» **SET EXERCISE**
Restate each of the lines below word for word and drop every picture.

» **SOURCE MATERIAL**
####

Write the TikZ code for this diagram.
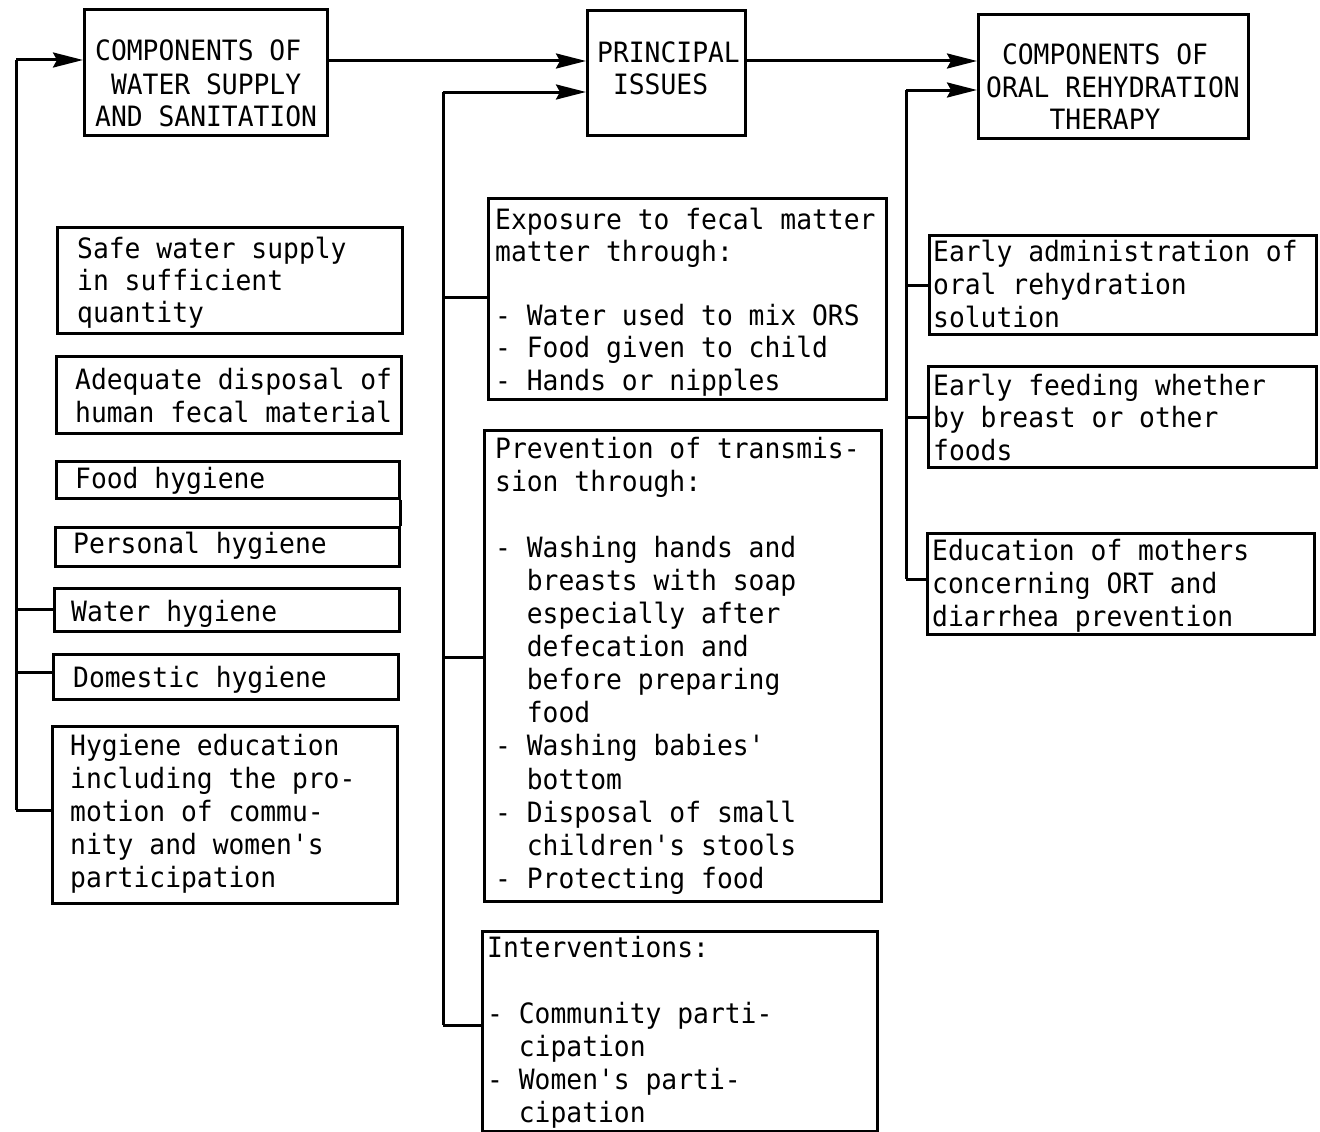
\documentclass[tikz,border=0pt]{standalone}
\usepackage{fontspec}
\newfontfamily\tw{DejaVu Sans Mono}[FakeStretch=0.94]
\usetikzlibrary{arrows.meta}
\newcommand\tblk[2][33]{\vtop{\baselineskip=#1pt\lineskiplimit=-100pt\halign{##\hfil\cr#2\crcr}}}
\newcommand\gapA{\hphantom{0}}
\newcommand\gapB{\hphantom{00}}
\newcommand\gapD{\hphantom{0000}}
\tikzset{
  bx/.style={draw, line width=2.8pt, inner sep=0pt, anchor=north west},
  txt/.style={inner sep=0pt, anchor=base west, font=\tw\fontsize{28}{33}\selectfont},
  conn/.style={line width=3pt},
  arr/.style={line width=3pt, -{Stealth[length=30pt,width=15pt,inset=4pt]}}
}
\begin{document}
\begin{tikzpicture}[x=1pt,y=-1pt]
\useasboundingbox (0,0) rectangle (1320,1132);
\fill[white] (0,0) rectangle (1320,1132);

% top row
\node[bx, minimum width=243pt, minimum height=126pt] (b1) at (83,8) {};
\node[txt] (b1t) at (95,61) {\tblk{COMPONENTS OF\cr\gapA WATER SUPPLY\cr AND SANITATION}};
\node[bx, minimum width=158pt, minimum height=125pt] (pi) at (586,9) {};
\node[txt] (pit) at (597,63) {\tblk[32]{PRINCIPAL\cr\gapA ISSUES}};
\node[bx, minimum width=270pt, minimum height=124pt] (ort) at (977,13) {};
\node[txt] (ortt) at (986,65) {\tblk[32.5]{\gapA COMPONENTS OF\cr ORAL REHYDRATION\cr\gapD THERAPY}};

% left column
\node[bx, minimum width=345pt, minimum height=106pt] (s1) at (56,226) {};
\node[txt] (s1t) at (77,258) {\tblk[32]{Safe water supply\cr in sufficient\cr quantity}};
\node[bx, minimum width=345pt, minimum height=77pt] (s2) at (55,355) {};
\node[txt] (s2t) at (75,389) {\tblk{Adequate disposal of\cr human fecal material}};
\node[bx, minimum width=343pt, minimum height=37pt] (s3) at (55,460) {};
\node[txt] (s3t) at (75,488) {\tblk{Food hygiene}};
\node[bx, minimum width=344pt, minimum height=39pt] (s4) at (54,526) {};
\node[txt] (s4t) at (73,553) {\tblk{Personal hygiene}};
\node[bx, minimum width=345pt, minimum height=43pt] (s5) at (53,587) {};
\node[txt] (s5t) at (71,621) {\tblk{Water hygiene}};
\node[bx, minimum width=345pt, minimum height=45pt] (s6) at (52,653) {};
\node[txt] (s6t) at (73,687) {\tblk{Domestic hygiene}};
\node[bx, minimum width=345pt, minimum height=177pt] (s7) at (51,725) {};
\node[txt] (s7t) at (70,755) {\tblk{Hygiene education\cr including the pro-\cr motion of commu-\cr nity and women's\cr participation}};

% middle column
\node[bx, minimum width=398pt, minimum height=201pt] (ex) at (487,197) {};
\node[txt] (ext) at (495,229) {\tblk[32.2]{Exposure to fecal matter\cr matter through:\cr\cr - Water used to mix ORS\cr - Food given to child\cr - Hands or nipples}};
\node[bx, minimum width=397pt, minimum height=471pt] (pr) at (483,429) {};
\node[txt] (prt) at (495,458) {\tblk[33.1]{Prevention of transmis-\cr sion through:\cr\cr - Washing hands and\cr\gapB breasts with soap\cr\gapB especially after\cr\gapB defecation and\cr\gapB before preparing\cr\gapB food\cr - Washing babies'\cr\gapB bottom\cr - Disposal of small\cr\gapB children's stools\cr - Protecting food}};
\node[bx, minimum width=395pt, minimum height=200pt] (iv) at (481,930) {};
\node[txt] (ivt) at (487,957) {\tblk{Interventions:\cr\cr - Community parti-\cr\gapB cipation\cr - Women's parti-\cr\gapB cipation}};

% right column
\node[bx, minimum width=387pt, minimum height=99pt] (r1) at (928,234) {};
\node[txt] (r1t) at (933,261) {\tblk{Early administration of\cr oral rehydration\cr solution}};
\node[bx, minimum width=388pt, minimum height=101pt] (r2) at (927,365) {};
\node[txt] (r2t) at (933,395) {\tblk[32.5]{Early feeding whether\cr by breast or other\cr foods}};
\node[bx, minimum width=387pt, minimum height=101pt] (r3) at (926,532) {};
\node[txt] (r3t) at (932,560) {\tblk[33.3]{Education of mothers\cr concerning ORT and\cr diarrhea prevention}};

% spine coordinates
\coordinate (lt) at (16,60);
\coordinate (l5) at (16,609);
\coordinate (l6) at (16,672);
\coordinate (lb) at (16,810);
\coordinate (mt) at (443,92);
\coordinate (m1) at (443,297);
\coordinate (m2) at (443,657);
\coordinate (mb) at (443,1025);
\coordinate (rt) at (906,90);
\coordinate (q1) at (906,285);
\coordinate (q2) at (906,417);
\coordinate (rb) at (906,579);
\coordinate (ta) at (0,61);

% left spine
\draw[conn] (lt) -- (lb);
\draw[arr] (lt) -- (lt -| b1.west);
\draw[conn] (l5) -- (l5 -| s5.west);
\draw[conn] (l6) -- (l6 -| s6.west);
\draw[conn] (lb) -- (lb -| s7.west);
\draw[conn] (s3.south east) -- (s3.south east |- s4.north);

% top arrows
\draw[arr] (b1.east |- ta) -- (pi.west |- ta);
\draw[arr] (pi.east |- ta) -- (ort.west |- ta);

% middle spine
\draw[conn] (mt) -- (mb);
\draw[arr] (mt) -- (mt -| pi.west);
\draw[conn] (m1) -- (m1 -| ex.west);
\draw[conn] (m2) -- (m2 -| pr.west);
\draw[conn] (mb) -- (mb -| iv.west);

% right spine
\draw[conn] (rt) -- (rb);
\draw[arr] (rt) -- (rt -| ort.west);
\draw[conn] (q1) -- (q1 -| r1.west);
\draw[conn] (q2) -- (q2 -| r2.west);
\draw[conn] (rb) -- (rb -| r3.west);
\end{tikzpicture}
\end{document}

####

» **THE RESPONSE**
Write the TikZ code for this diagram.
\documentclass[tikz,border=0pt]{standalone}
\usepackage{fontspec}
\newfontfamily\tw{DejaVu Sans Mono}[FakeStretch=0.94]
\usetikzlibrary{arrows.meta}
\newcommand\tblk[2][33]{\vtop{\baselineskip=#1pt\lineskiplimit=-100pt\halign{##\hfil\cr#2\crcr}}}
\newcommand\gapA{\hphantom{0}}
\newcommand\gapB{\hphantom{00}}
\newcommand\gapD{\hphantom{0000}}
\tikzset{
  bx/.style={draw, line width=2.8pt, inner sep=0pt, anchor=north west},
  txt/.style={inner sep=0pt, anchor=base west, font=\tw\fontsize{28}{33}\selectfont},
  conn/.style={line width=3pt},
  arr/.style={line width=3pt, -{Stealth[length=30pt,width=15pt,inset=4pt]}}
}
\begin{document}
\begin{tikzpicture}[x=1pt,y=-1pt]
\useasboundingbox (0,0) rectangle (1320,1132);
\fill[white] (0,0) rectangle (1320,1132);

% top row
\node[bx, minimum width=243pt, minimum height=126pt] (b1) at (83,8) {};
\node[txt] (b1t) at (95,61) {\tblk{COMPONENTS OF\cr\gapA WATER SUPPLY\cr AND SANITATION}};
\node[bx, minimum width=158pt, minimum height=125pt] (pi) at (586,9) {};
\node[txt] (pit) at (597,63) {\tblk[32]{PRINCIPAL\cr\gapA ISSUES}};
\node[bx, minimum width=270pt, minimum height=124pt] (ort) at (977,13) {};
\node[txt] (ortt) at (986,65) {\tblk[32.5]{\gapA COMPONENTS OF\cr ORAL REHYDRATION\cr\gapD THERAPY}};

% left column
\node[bx, minimum width=345pt, minimum height=106pt] (s1) at (56,226) {};
\node[txt] (s1t) at (77,258) {\tblk[32]{Safe water supply\cr in sufficient\cr quantity}};
\node[bx, minimum width=345pt, minimum height=77pt] (s2) at (55,355) {};
\node[txt] (s2t) at (75,389) {\tblk{Adequate disposal of\cr human fecal material}};
\node[bx, minimum width=343pt, minimum height=37pt] (s3) at (55,460) {};
\node[txt] (s3t) at (75,488) {\tblk{Food hygiene}};
\node[bx, minimum width=344pt, minimum height=39pt] (s4) at (54,526) {};
\node[txt] (s4t) at (73,553) {\tblk{Personal hygiene}};
\node[bx, minimum width=345pt, minimum height=43pt] (s5) at (53,587) {};
\node[txt] (s5t) at (71,621) {\tblk{Water hygiene}};
\node[bx, minimum width=345pt, minimum height=45pt] (s6) at (52,653) {};
\node[txt] (s6t) at (73,687) {\tblk{Domestic hygiene}};
\node[bx, minimum width=345pt, minimum height=177pt] (s7) at (51,725) {};
\node[txt] (s7t) at (70,755) {\tblk{Hygiene education\cr including the pro-\cr motion of commu-\cr nity and women's\cr participation}};

% middle column
\node[bx, minimum width=398pt, minimum height=201pt] (ex) at (487,197) {};
\node[txt] (ext) at (495,229) {\tblk[32.2]{Exposure to fecal matter\cr matter through:\cr\cr - Water used to mix ORS\cr - Food given to child\cr - Hands or nipples}};
\node[bx, minimum width=397pt, minimum height=471pt] (pr) at (483,429) {};
\node[txt] (prt) at (495,458) {\tblk[33.1]{Prevention of transmis-\cr sion through:\cr\cr - Washing hands and\cr\gapB breasts with soap\cr\gapB especially after\cr\gapB defecation and\cr\gapB before preparing\cr\gapB food\cr - Washing babies'\cr\gapB bottom\cr - Disposal of small\cr\gapB children's stools\cr - Protecting food}};
\node[bx, minimum width=395pt, minimum height=200pt] (iv) at (481,930) {};
\node[txt] (ivt) at (487,957) {\tblk{Interventions:\cr\cr - Community parti-\cr\gapB cipation\cr - Women's parti-\cr\gapB cipation}};

% right column
\node[bx, minimum width=387pt, minimum height=99pt] (r1) at (928,234) {};
\node[txt] (r1t) at (933,261) {\tblk{Early administration of\cr oral rehydration\cr solution}};
\node[bx, minimum width=388pt, minimum height=101pt] (r2) at (927,365) {};
\node[txt] (r2t) at (933,395) {\tblk[32.5]{Early feeding whether\cr by breast or other\cr foods}};
\node[bx, minimum width=387pt, minimum height=101pt] (r3) at (926,532) {};
\node[txt] (r3t) at (932,560) {\tblk[33.3]{Education of mothers\cr concerning ORT and\cr diarrhea prevention}};

% spine coordinates
\coordinate (lt) at (16,60);
\coordinate (l5) at (16,609);
\coordinate (l6) at (16,672);
\coordinate (lb) at (16,810);
\coordinate (mt) at (443,92);
\coordinate (m1) at (443,297);
\coordinate (m2) at (443,657);
\coordinate (mb) at (443,1025);
\coordinate (rt) at (906,90);
\coordinate (q1) at (906,285);
\coordinate (q2) at (906,417);
\coordinate (rb) at (906,579);
\coordinate (ta) at (0,61);

% left spine
\draw[conn] (lt) -- (lb);
\draw[arr] (lt) -- (lt -| b1.west);
\draw[conn] (l5) -- (l5 -| s5.west);
\draw[conn] (l6) -- (l6 -| s6.west);
\draw[conn] (lb) -- (lb -| s7.west);
\draw[conn] (s3.south east) -- (s3.south east |- s4.north);

% top arrows
\draw[arr] (b1.east |- ta) -- (pi.west |- ta);
\draw[arr] (pi.east |- ta) -- (ort.west |- ta);

% middle spine
\draw[conn] (mt) -- (mb);
\draw[arr] (mt) -- (mt -| pi.west);
\draw[conn] (m1) -- (m1 -| ex.west);
\draw[conn] (m2) -- (m2 -| pr.west);
\draw[conn] (mb) -- (mb -| iv.west);

% right spine
\draw[conn] (rt) -- (rb);
\draw[arr] (rt) -- (rt -| ort.west);
\draw[conn] (q1) -- (q1 -| r1.west);
\draw[conn] (q2) -- (q2 -| r2.west);
\draw[conn] (rb) -- (rb -| r3.west);
\end{tikzpicture}
\end{document}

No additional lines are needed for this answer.